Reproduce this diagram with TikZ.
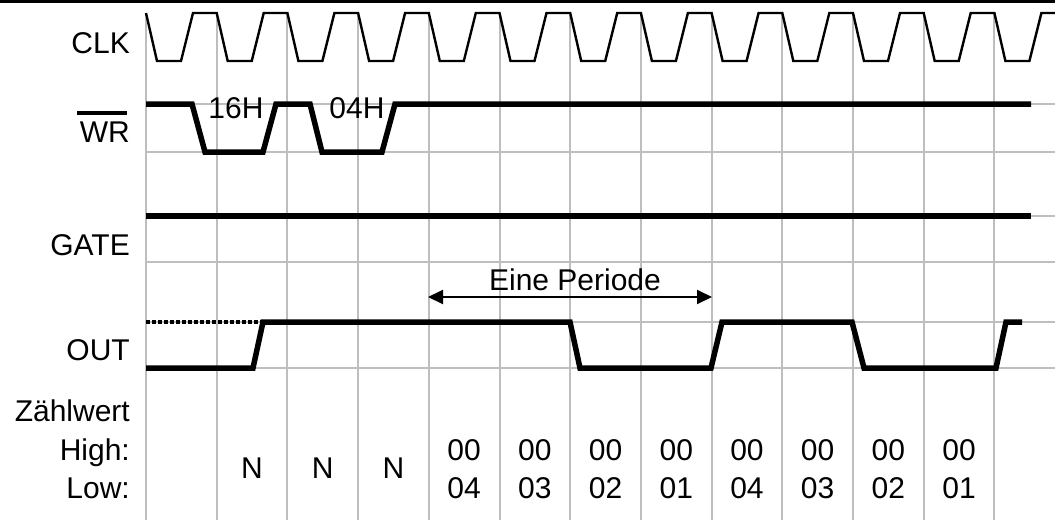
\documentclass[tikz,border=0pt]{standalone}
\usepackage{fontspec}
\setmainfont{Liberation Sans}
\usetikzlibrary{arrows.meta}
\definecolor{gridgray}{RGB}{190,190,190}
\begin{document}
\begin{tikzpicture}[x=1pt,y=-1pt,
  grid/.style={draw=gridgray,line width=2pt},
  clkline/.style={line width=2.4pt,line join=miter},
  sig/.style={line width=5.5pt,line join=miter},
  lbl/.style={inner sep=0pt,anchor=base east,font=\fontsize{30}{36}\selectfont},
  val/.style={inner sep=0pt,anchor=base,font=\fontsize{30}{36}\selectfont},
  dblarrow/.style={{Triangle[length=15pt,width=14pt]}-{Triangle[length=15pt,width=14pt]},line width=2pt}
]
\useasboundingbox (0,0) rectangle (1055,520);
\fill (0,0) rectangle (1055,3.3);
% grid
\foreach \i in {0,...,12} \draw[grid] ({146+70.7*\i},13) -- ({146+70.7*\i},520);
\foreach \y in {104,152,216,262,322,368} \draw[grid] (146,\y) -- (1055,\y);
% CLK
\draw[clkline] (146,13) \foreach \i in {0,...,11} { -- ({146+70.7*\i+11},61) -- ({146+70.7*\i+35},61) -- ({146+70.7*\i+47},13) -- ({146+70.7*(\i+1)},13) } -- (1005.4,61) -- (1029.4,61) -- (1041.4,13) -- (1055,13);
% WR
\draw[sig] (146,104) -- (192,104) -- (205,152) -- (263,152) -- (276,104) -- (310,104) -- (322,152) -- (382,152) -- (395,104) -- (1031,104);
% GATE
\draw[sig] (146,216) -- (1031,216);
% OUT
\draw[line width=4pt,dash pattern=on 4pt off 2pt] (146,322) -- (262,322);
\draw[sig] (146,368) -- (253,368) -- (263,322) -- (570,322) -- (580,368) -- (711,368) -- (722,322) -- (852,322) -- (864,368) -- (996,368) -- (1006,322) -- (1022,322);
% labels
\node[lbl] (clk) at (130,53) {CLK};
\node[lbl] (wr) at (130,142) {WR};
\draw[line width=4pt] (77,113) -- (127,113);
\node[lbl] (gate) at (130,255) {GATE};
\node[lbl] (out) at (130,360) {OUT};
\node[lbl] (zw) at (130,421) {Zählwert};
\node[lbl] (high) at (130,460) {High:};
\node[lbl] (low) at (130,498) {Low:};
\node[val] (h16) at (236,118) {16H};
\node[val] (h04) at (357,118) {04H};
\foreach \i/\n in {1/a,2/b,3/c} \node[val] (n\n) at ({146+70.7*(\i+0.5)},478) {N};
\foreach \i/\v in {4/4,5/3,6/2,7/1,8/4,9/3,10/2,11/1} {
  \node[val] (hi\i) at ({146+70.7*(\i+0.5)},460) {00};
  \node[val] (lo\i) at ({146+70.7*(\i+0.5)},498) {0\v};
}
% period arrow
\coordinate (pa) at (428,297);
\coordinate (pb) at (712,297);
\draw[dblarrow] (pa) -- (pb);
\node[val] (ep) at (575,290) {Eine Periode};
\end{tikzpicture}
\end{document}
+ + +
■ Direction
Exclude the pictures. Write out the remaining data exactly.

■ Response
Reproduce this diagram with TikZ.
\documentclass[tikz,border=0pt]{standalone}
\usepackage{fontspec}
\setmainfont{Liberation Sans}
\usetikzlibrary{arrows.meta}
\definecolor{gridgray}{RGB}{190,190,190}
\begin{document}
\begin{tikzpicture}[x=1pt,y=-1pt,
  grid/.style={draw=gridgray,line width=2pt},
  clkline/.style={line width=2.4pt,line join=miter},
  sig/.style={line width=5.5pt,line join=miter},
  lbl/.style={inner sep=0pt,anchor=base east,font=\fontsize{30}{36}\selectfont},
  val/.style={inner sep=0pt,anchor=base,font=\fontsize{30}{36}\selectfont},
  dblarrow/.style={{Triangle[length=15pt,width=14pt]}-{Triangle[length=15pt,width=14pt]},line width=2pt}
]
\useasboundingbox (0,0) rectangle (1055,520);
\fill (0,0) rectangle (1055,3.3);
% grid
\foreach \i in {0,...,12} \draw[grid] ({146+70.7*\i},13) -- ({146+70.7*\i},520);
\foreach \y in {104,152,216,262,322,368} \draw[grid] (146,\y) -- (1055,\y);
% CLK
\draw[clkline] (146,13) \foreach \i in {0,...,11} { -- ({146+70.7*\i+11},61) -- ({146+70.7*\i+35},61) -- ({146+70.7*\i+47},13) -- ({146+70.7*(\i+1)},13) } -- (1005.4,61) -- (1029.4,61) -- (1041.4,13) -- (1055,13);
% WR
\draw[sig] (146,104) -- (192,104) -- (205,152) -- (263,152) -- (276,104) -- (310,104) -- (322,152) -- (382,152) -- (395,104) -- (1031,104);
% GATE
\draw[sig] (146,216) -- (1031,216);
% OUT
\draw[line width=4pt,dash pattern=on 4pt off 2pt] (146,322) -- (262,322);
\draw[sig] (146,368) -- (253,368) -- (263,322) -- (570,322) -- (580,368) -- (711,368) -- (722,322) -- (852,322) -- (864,368) -- (996,368) -- (1006,322) -- (1022,322);
% labels
\node[lbl] (clk) at (130,53) {CLK};
\node[lbl] (wr) at (130,142) {WR};
\draw[line width=4pt] (77,113) -- (127,113);
\node[lbl] (gate) at (130,255) {GATE};
\node[lbl] (out) at (130,360) {OUT};
\node[lbl] (zw) at (130,421) {Zählwert};
\node[lbl] (high) at (130,460) {High:};
\node[lbl] (low) at (130,498) {Low:};
\node[val] (h16) at (236,118) {16H};
\node[val] (h04) at (357,118) {04H};
\foreach \i/\n in {1/a,2/b,3/c} \node[val] (n\n) at ({146+70.7*(\i+0.5)},478) {N};
\foreach \i/\v in {4/4,5/3,6/2,7/1,8/4,9/3,10/2,11/1} {
  \node[val] (hi\i) at ({146+70.7*(\i+0.5)},460) {00};
  \node[val] (lo\i) at ({146+70.7*(\i+0.5)},498) {0\v};
}
% period arrow
\coordinate (pa) at (428,297);
\coordinate (pb) at (712,297);
\draw[dblarrow] (pa) -- (pb);
\node[val] (ep) at (575,290) {Eine Periode};
\end{tikzpicture}
\end{document}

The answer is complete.